Visitors to the former cathedral are now greeted by the few remaining parts of the once largest building in Scotland. Only a crumbling western entrance, parts of the eastern towers, and a side wall continue to stand. While this alone gives the modern-day pilgrim some sense of what the church once would have looked like, preservationists have helpfully placed makers around the site which indicate what once stood there. 

Once through the entryway, markers of where the columns once stood guide each visitor to understand the width of the structure. Next to the columns there are markers indicating the many side altars that the cathedral boasted. Continuing forward, the spot where the roof hung provides a chance to pause and investigate some of the original tiling of the cathedral. Beyond this comes the crossing and the site of the high altar, only the platform of which remains. Past the altar platform, a small plaque marks what was once the destination for so many pilgrims, the shrine to St. Andrew. Nothing remains of this once sumptuous shrine, as its contents were looted during the Reformation.

St. Rule’s Tower

No visit to St. Andrew’s is complete without a trip up St. Rule’s Tower. This 100-foot-tall tower is a convenient way to take in the entirety of the ruins in one gaze. It provides the perfect opportunity to try and reconstruct in one’s mind an image of the grand Medieval complex. However, the vision quickly blows away with a few blasts of the harsh sea breeze, and only a few plaques and ruined walls remain as a testament to the danger of presuming that anything lasts forever.

The view from St. Rule’s Tower

St. Andrew’s offers a lesson to anyone who puts his trust in those fleeting material things: beautiful buildings, strong institutions, widespread popularity, and all the other things that promise everything is fine. The pre-Reformation church in Scotland had all these things, but Catholicism was driven to the margins of Scottish society and did not recover in any meaningful way until the 19th century. 
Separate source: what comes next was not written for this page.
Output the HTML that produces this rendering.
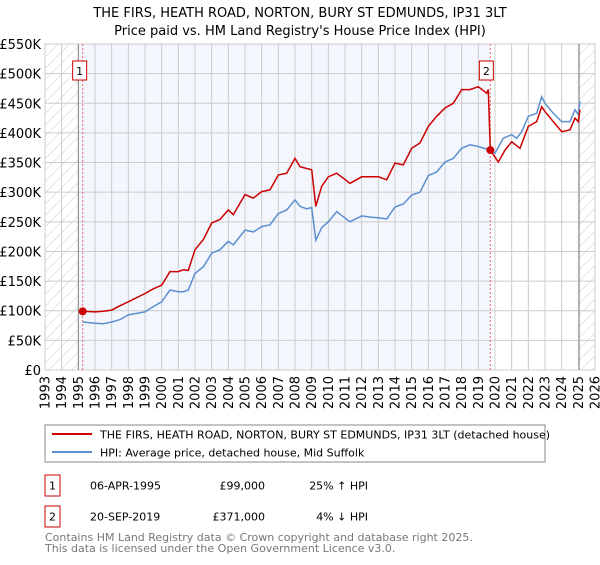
<!DOCTYPE html>
<html><head><meta charset="utf-8"><style>
body{margin:0;background:#fff;font-family:"Liberation Sans","DejaVu Sans",sans-serif;}
svg text{font-family:"DejaVu Sans","Liberation Sans",sans-serif;}
</style></head><body>
<svg id="chart" width="600" height="560" viewBox="0 0 600 560" xmlns="http://www.w3.org/2000/svg">
<defs>
<pattern id="hatch" patternUnits="userSpaceOnUse" width="8" height="8" patternTransform="rotate(45)">
<line x1="0" y1="0" x2="0" y2="8" stroke="#ccc" stroke-width="1"/>
</pattern>
</defs>
<text x="300" y="17" text-anchor="middle" font-size="13">THE FIRS, HEATH ROAD, NORTON, BURY ST EDMUNDS, IP31 3LT</text>
<text x="300" y="35" text-anchor="middle" font-size="13">Price paid vs. HM Land Registry's House Price Index (HPI)</text>
<g id="plot"></g>
<g>
<rect x="45" y="425" width="500" height="37" fill="#fff" stroke="#888"/>
<line x1="52" y1="434" x2="92" y2="434" stroke="#cc0000" stroke-width="2"/>
<text x="100" y="438.5" font-size="11">THE FIRS, HEATH ROAD, NORTON, BURY ST EDMUNDS, IP31 3LT (detached house)</text>
<line x1="52" y1="452" x2="92" y2="452" stroke="#5b8fd0" stroke-width="2"/>
<text x="100" y="456.5" font-size="11">HPI: Average price, detached house, Mid Suffolk</text>
</g>
<g font-size="11">
<rect x="45" y="475" width="15" height="21" fill="#fff" stroke="#cc0000"/>
<text x="52.5" y="489.5" text-anchor="middle">1</text>
<text x="90" y="489.5">06-APR-1995</text>
<text x="265" y="489.5" text-anchor="end">£99,000</text>
<text x="368" y="489.5" text-anchor="end">25% ↑ HPI</text>
</g>
<g font-size="11">
<rect x="45" y="506" width="15" height="21" fill="#fff" stroke="#cc0000"/>
<text x="52.5" y="520.5" text-anchor="middle">2</text>
<text x="90" y="520.5">20-SEP-2019</text>
<text x="265" y="520.5" text-anchor="end">£371,000</text>
<text x="368" y="520.5" text-anchor="end">4% ↓ HPI</text>
</g>
<text x="45" y="541" font-size="11" fill="#777">Contains HM Land Registry data © Crown copyright and database right 2025.</text>
<text x="45" y="552" font-size="11" fill="#777">This data is licensed under the Open Government Licence v3.0.</text>
</svg>
<script>
const hpiYears=[1995.26,1996,1996.5,1997,1997.5,1998,1999,1999.5,2000,2000.5,2001,2001.3,2001.6,2002,2002.5,2003,2003.5,2004,2004.3,2005,2005.5,2006,2006.5,2007,2007.5,2008,2008.3,2008.7,2009,2009.25,2009.6,2010,2010.5,2011.3,2012,2012.5,2013,2013.5,2014,2014.5,2015,2015.5,2016,2016.5,2017,2017.5,2018,2018.5,2019,2019.72,2020,2020.5,2021,2021.3,2021.6,2022,2022.5,2022.8,2023,2023.5,2024,2024.5,2024.8,2025.0,2025.1];
const hpiValues=[81,79,78,81,85,93,98,107,115,135,132,132,135,163,174,197,203,217,211,236,233,242,245,264,270,287,276,272,274,219,240,250,267,250,260,258,257,255,275,280,295,300,328,334,351,357,374,380,377,371,366,391,397,391,402,428,433,461,450,433,419,419,439,431,453];
const priceYears=[1995.26,1996,1996.5,1997,1997.4,1998,1999,1999.5,2000,2000.5,2001,2001.3,2001.6,2002,2002.5,2003,2003.5,2004,2004.3,2005,2005.5,2006,2006.5,2007,2007.5,2008,2008.3,2008.7,2009,2009.25,2009.6,2010,2010.5,2011.3,2012,2013,2013.5,2014,2014.5,2015,2015.5,2016,2016.5,2017,2017.5,2018,2018.5,2019,2019.5,2019.6,2019.72,2020.2,2020.6,2021,2021.5,2022,2022.5,2022.8,2023,2023.5,2024,2024.5,2024.8,2025.0,2025.1];
const priceValues=[99,98,99,101,107,115,129,137,143,166,166,169,168,203,220,248,254,270,262,296,290,301,304,329,332,357,343,340,338,276,310,326,332,315,326,326,321,349,346,374,383,411,428,442,450,473,473,478,467,473,371,351,371,385,374,411,419,444,436,419,402,405,425,419,439];
const saleYears=[1995.26,2019.72];
const saleValues=[99,371];
const saleLabels=['1','2'];
const yTicks=[0,50,100,150,200,250,300,350,400,450,500,550];
const yTickLabels=['£0','£50K','£100K','£150K','£200K','£250K','£300K','£350K','£400K','£450K','£500K','£550K'];
const xTicks=[1993,1994,1995,1996,1997,1998,1999,2000,2001,2002,2003,2004,2005,2006,2007,2008,2009,2010,2011,2012,2013,2014,2015,2016,2017,2018,2019,2020,2021,2022,2023,2024,2025,2026];

const L=45,R=595,T=44,B=370,X0=1993,X1=2026,YMAX=550;
const sx=v=>L+(v-X0)/(X1-X0)*(R-L);
const sy=v=>B-v/YMAX*(B-T);
const NS='http://www.w3.org/2000/svg';
const g=document.getElementById('plot');
function mk(t,a,p){const e=document.createElementNS(NS,t);for(const k in a)e.setAttribute(k,a[k]);(p||g).appendChild(e);return e;}

let e=mk('rect',{x:sx(1995),y:T,width:sx(2019.72)-sx(1995),height:B-T,fill:'#f3f6fd'});


e=mk('rect',{x:L,y:T,width:sx(1995)-L,height:B-T,fill:'url(#hatch)'});


e=mk('rect',{x:sx(2025.05),y:T,width:R-sx(2025.05),height:B-T,fill:'url(#hatch)'});



yTicks.forEach((v,i)=>{
  const l=mk('line',{x1:L,x2:R,y1:sy(v),y2:sy(v),stroke:'#ccc','stroke-width':1});
  
  
  const t=mk('text',{x:L-4,y:sy(v)+5,'text-anchor':'end','font-size':13});
  t.textContent=yTickLabels[i];
  
  
});
xTicks.forEach(v=>{
  const l=mk('line',{x1:sx(v),x2:sx(v),y1:T,y2:B,stroke:'#ccc','stroke-width':1});
  
  
  const t=mk('text',{x:0,y:0,'text-anchor':'end','font-size':13,transform:`translate(${sx(v)+4.5},${B+6}) rotate(-90)`});
  t.textContent=v;
  
  
});
e=mk('rect',{x:L,y:T,width:R-L,height:B-T,fill:'none',stroke:'#ccc'});


[1995,2025.05].forEach(v=>{
  const l=mk('line',{x1:sx(v),x2:sx(v),y1:T,y2:B,stroke:'#888','stroke-width':1});
  
  
});
saleYears.forEach(v=>{
  const l=mk('line',{x1:sx(v),x2:sx(v),y1:T,y2:B,stroke:'#e66','stroke-width':1,'stroke-dasharray':'2,2'});
  
  
});
function path(xs,ys){return xs.map((x,i)=>(i?'L':'M')+sx(x).toFixed(1)+','+sy(ys[i]).toFixed(1)).join('');}
e=mk('path',{d:path(hpiYears,hpiValues),fill:'none',stroke:'#5b8fd0','stroke-width':1.5});


e=mk('path',{d:path(priceYears,priceValues),fill:'none',stroke:'#cc0000','stroke-width':1.5});


saleYears.forEach((v,i)=>{
  const c=mk('circle',{cx:sx(v),cy:sy(saleValues[i]),r:4,fill:'#cc0000'});
  
  
  const bx=sx(v)-(i===0?3:4)-7;
  const r=mk('rect',{x:bx,y:61,width:14,height:19,fill:'#fff',stroke:'#cc0000'});
  
  
  const t=mk('text',{x:bx+7,y:75,'text-anchor':'middle','font-size':11});
  t.textContent=saleLabels[i];
  
  
});
</script>
</body></html>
There are, however, some signs of hope. As surely as Easter Sunday follows Good Friday, devotion returns to places from which it was banished. The pilgrimage routes from all over Scotland have seen revitalization, especially in the last decade. Several organizations, including The Way of St. Andrew and The Confraternity of St. Ninian, organize pilgrimages to the ruined cathedral. Several large-scale Masses have been said in the ruins over the past few years at the culmination of pilgrimages. Catholics in Scotland and beyond can derive hope from the sight of pilgrims once again trekking to the ruins of the old cathedral.